Apparently chewing more thoroughly aids digestion as well. It makes sense: Smaller bits of food will be more thoroughly digested. And the research indicates all that chewing increases blood flow to the stomach and gut as well—so everything is doing its job better.
This tip sounded super promising, but, honestly, I just forgot to do it most of the time. And when I did remember to count my bites, it just annoyed me. Food should be enjoyable, and this felt like I was punishing myself. Rather than focusing on how my food tasted, my mind was focused on doing basic math.
Drink Water Between Bites
Drinking water forces you to take small breaks between each bite. The ideas is that all that water aids in digestion.
While I definitely felt more hydrated and got fuller faster, it wasn’t an “I’m truly satisfied” kind of full—it was the “I have a lot of water in my belly and now I’m bloated” full. I ended up feeling hungrier sooner, but I also ate less to begin with.
Find a Slow Eater and Pace Yourself to Them
You know the old adage, “If you hang with dogs, you’ll get fleas?” Well, this applies to my family and friends because they’re all pretty fast eaters (sorry, guys).
Finding someone to mimic was a challenge. Thankfully, I have friends who eat slower. Oddly, they’re from Ireland and Australia. We all went out for tacos one night, and I tried to pace my bites to theirs.
I have to say this felt really creepy, and not at all how someone at a restaurant with friends should act. I did it for about 3 minutes before all that focus on my friends’ chewing paces made me feel incredibly invasive and weird.
This tip may work for some people, but all I felt was an odd sense of shame. Eating more slowly is just NOT WORTH being the weird person at the dinner table.
Put Down Your Utensil Between Bites
The easiest way I found to eat more slowly was to literally put my utensil down between bites. If the meal didn’t require utensils, I just put the food down on my plate. That’s it—I put it down and didn’t pick it back up until I was totally finished chewing.

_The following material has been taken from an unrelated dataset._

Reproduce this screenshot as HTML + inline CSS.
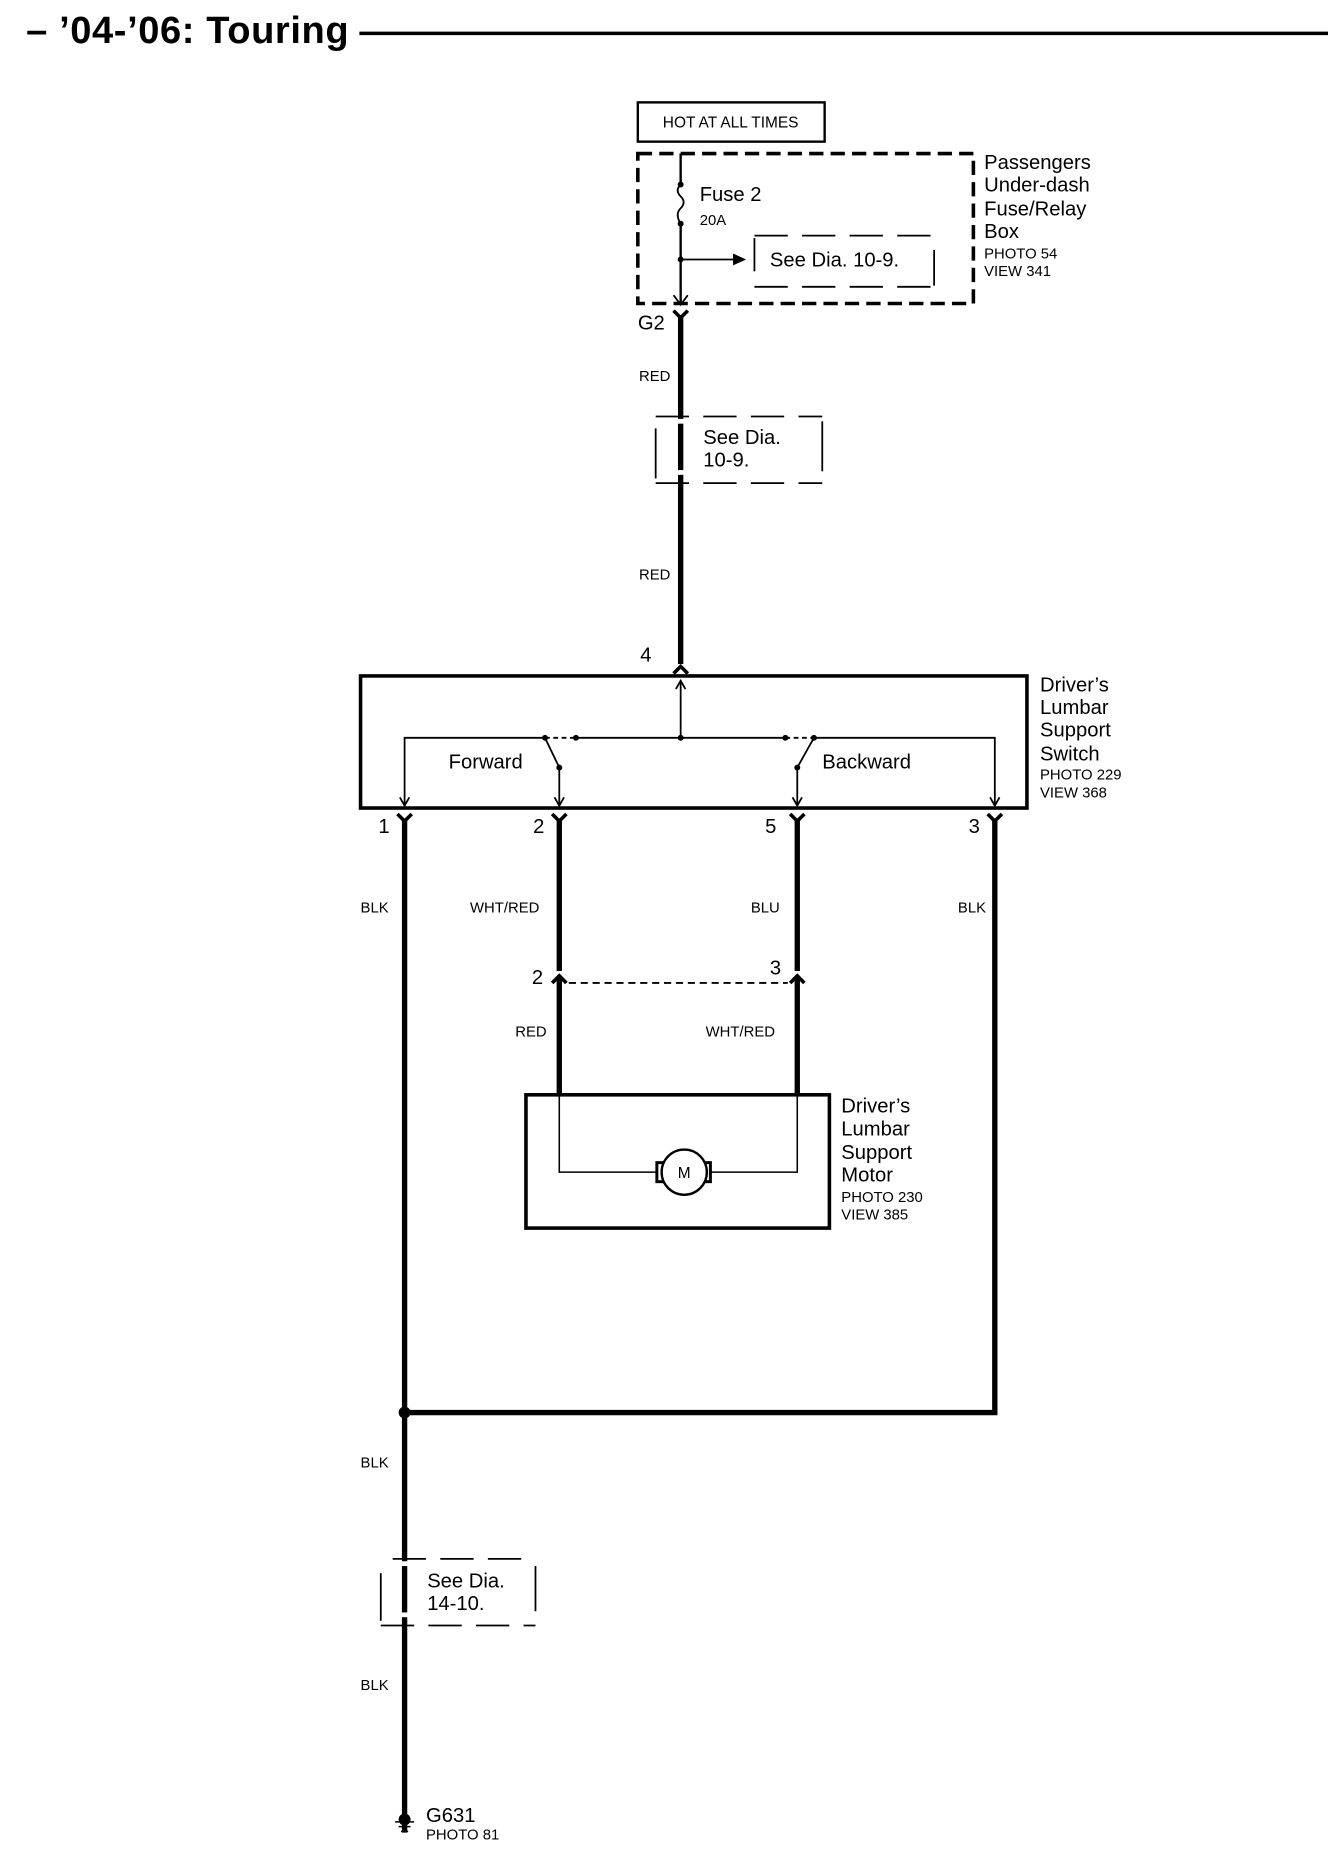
<!DOCTYPE html>
<html><head><meta charset="utf-8"><style>
html,body{margin:0;padding:0;background:#fff}
svg{display:block}
text{font-family:"Liberation Sans",Arial,sans-serif;fill:#000}
</style></head><body>
<svg width="1328" height="1860" viewBox="0 0 1116 1563" xmlns="http://www.w3.org/2000/svg">
<text x="22" y="36" font-size="32" font-weight="bold" letter-spacing="0.5">– ’04-’06: Touring</text>
<line x1="302" y1="28" x2="1116" y2="28" stroke="#000" stroke-width="3"/>

<rect x="536" y="86" width="157" height="33" fill="none" stroke="#000" stroke-width="2"/>
<text x="614" y="107" font-size="13" text-anchor="middle">HOT AT ALL TIMES</text>
<rect x="536" y="129" width="282" height="126" fill="none" stroke="#000" stroke-width="3" stroke-dasharray="12,6"/>
<g font-size="17"><text x="827" y="142">Passengers</text><text x="827" y="161">Under-dash</text><text x="827" y="181">Fuse/Relay</text><text x="827" y="200">Box</text></g>
<g font-size="12.5"><text x="827" y="217">PHOTO 54</text><text x="827" y="232">VIEW 341</text></g>

<line x1="572" y1="129" x2="572" y2="155" stroke="#000" stroke-width="2"/>
<path d="M572 155 q-5 5 0 10 q5 5 0 10 q-5 5 0 13" fill="none" stroke="#000" stroke-width="1.5"/>
<circle cx="572" cy="155" r="2.5"/><circle cx="572" cy="188" r="2.5"/><circle cx="572" cy="218" r="2.5"/>
<line x1="572" y1="188" x2="572" y2="255" stroke="#000" stroke-width="2"/>
<path d="M566 248 L572 256 L578 248" fill="none" stroke="#000" stroke-width="1.5"/>
<text x="588" y="169" font-size="17">Fuse 2</text><text x="588" y="189" font-size="12.5">20A</text>
<line x1="572" y1="218" x2="618" y2="218" stroke="#000" stroke-width="1.5"/>
<path d="M616 213 L627 218 L616 223Z"/>
<path d="M634 198 H785 M634 241 H785" stroke="#000" stroke-width="1.5" stroke-dasharray="28,12" fill="none"/>
<line x1="634" y1="200" x2="634" y2="228" stroke="#000" stroke-width="1.5"/>
<line x1="785" y1="210" x2="785" y2="240" stroke="#000" stroke-width="1.5"/>
<text x="647" y="224" font-size="17">See Dia. 10-9.</text>

<text x="536" y="277" font-size="17">G2</text>
<path d="M566 261 L572 267 L578 261" fill="none" stroke="#000" stroke-width="3"/>
<line x1="572" y1="265" x2="572" y2="558" stroke="#000" stroke-width="4.5"/>
<rect x="566" y="352" width="12" height="4" fill="#fff"/><rect x="566" y="395" width="12" height="4" fill="#fff"/>
<text x="537" y="320" font-size="12.5">RED</text>
<path d="M551 350 H691 M551 406 H691" stroke="#000" stroke-width="1.5" stroke-dasharray="28,12" fill="none"/>
<line x1="551" y1="360" x2="551" y2="402" stroke="#000" stroke-width="1.5"/>
<line x1="691" y1="354" x2="691" y2="396" stroke="#000" stroke-width="1.5"/>
<text x="591" y="373" font-size="17">See Dia.</text><text x="591" y="392" font-size="17">10-9.</text>
<text x="537" y="487" font-size="12.5">RED</text>
<text x="538" y="556" font-size="17">4</text>
<path d="M566 566 L572 560 L578 566" fill="none" stroke="#000" stroke-width="3"/>

<rect x="303" y="568" width="560" height="111" fill="none" stroke="#000" stroke-width="3"/>
<g font-size="17"><text x="874" y="581">Driver’s</text><text x="874" y="600">Lumbar</text><text x="874" y="619">Support</text><text x="874" y="639">Switch</text></g>
<g font-size="12.5"><text x="874" y="655">PHOTO 229</text><text x="874" y="670">VIEW 368</text></g>
<g stroke="#000" stroke-width="1.5" fill="none">
<line x1="572" y1="620" x2="572" y2="572"/><path d="M568 579 L572 572 L576 579"/>
<path d="M340 677 V620 H458 M484 620 H660 M684 620 H836 V677"/>
<path d="M458 620 H484 M660 620 H684" stroke-dasharray="4,3"/>
<line x1="458" y1="620" x2="470" y2="645"/><line x1="684" y1="620" x2="670" y2="645"/>
<line x1="470" y1="645" x2="470" y2="677"/><line x1="670" y1="645" x2="670" y2="677"/>
<path d="M336 670 L340 677 L344 670 M466 670 L470 677 L474 670 M666 670 L670 677 L674 670 M832 670 L836 677 L840 670"/>
</g>
<circle cx="458" cy="620" r="2.5"/><circle cx="484" cy="620" r="2.5"/><circle cx="572" cy="620" r="2.5"/><circle cx="660" cy="620" r="2.5"/><circle cx="684" cy="620" r="2.5"/><circle cx="470" cy="645" r="2.5"/><circle cx="670" cy="645" r="2.5"/>
<text x="377" y="646" font-size="17">Forward</text><text x="691" y="646" font-size="17">Backward</text>

<g font-size="17"><text x="318" y="700">1</text><text x="448" y="700">2</text><text x="643" y="700">5</text><text x="814" y="700">3</text></g>
<g fill="none" stroke="#000" stroke-width="3"><path d="M334 684 L340 690 L346 684 M464 684 L470 690 L476 684 M664 684 L670 690 L676 684 M830 684 L836 690 L842 684"/>
<path d="M464 826 L470 820 L476 826 M664 826 L670 820 L676 826"/></g>
<g stroke="#000" stroke-width="4.5"><line x1="340" y1="688" x2="340" y2="1540"/><line x1="470" y1="688" x2="470" y2="816"/><line x1="670" y1="688" x2="670" y2="816"/><line x1="836" y1="688" x2="836" y2="1189"/><line x1="340" y1="1187" x2="838" y2="1187"/>
<line x1="470" y1="822" x2="470" y2="921"/><line x1="670" y1="822" x2="670" y2="921"/></g>
<rect x="334" y="1312" width="12" height="4" fill="#fff"/><rect x="334" y="1355" width="12" height="4" fill="#fff"/>
<circle cx="340" cy="1187" r="5"/>
<line x1="478" y1="826" x2="662" y2="826" stroke="#000" stroke-width="1.5" stroke-dasharray="6,4"/>
<g font-size="12.5"><text x="303" y="767">BLK</text><text x="395" y="767">WHT/RED</text><text x="631" y="767">BLU</text><text x="805" y="767">BLK</text>
<text x="433" y="871">RED</text><text x="593" y="871">WHT/RED</text></g>
<text x="447" y="827" font-size="17">2</text><text x="647" y="819" font-size="17">3</text>

<rect x="442" y="920" width="255" height="112" fill="none" stroke="#000" stroke-width="3"/>
<path d="M470 920 V985 H553 M670 920 V985 H597" fill="none" stroke="#000" stroke-width="1.3"/>
<rect x="552" y="977" width="6" height="16" fill="none" stroke="#000" stroke-width="2.5"/>
<rect x="591" y="977" width="6" height="16" fill="none" stroke="#000" stroke-width="2.5"/>
<circle cx="575" cy="985" r="19" fill="#fff" stroke="#000" stroke-width="2"/>
<text x="575" y="990" font-size="13" text-anchor="middle">M</text>
<g font-size="17"><text x="707" y="935">Driver’s</text><text x="707" y="954">Lumbar</text><text x="707" y="974">Support</text><text x="707" y="993">Motor</text></g>
<g font-size="12.5"><text x="707" y="1010">PHOTO 230</text><text x="707" y="1025">VIEW 385</text></g>

<text x="303" y="1233" font-size="12.5">BLK</text>
<path d="M330 1310 H450 M320 1366 H450" stroke="#000" stroke-width="1.5" stroke-dasharray="28,12" fill="none"/>
<line x1="320" y1="1322" x2="320" y2="1362" stroke="#000" stroke-width="1.5"/>
<line x1="450" y1="1316" x2="450" y2="1354" stroke="#000" stroke-width="1.5"/>
<text x="359" y="1334" font-size="17">See Dia.</text><text x="359" y="1353" font-size="17">14-10.</text>
<text x="303" y="1420" font-size="12.5">BLK</text>
<circle cx="340" cy="1529" r="5"/>
<path d="M332 1531 H348 M335 1535 H345 M337 1539 H343" stroke="#000" stroke-width="1.3"/>
<text x="358" y="1531" font-size="17">G631</text><text x="358" y="1546" font-size="12.5">PHOTO 81</text>
</svg>
</body></html>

This tip was by far the best of the five. It’s so easy and intuitive that it actually worked for me, and I’m going to keep doing it.
But Did I Lose Weight?
Well, no. I didn’t experience any significant weight loss (although I did lose about 1.3 lbs).
I did, however, experience major stress relief. Whereas before, I’d think nothing of grabbing a bagel and hastily shoving it in my mouth on the way to work or taking bites of a salad between keystrokes at my desk and calling it lunch, I realize now how tense that was making me.
Purposefully stepping away from technology and distractions to sit outside in the sunshine or at a dining room table made mealtime feel special, and way more relaxed. I noticed the flavors of my meal more, and I felt more satisfied (even if I ate a little less), and I just felt happier.
I may not eat every meal slowly from now on—it’s easy to get caught up in the hustle and bustle of life. But I see how important it is to take time out your day to slow down and enjoy a meal, for both your physical and mental well-being.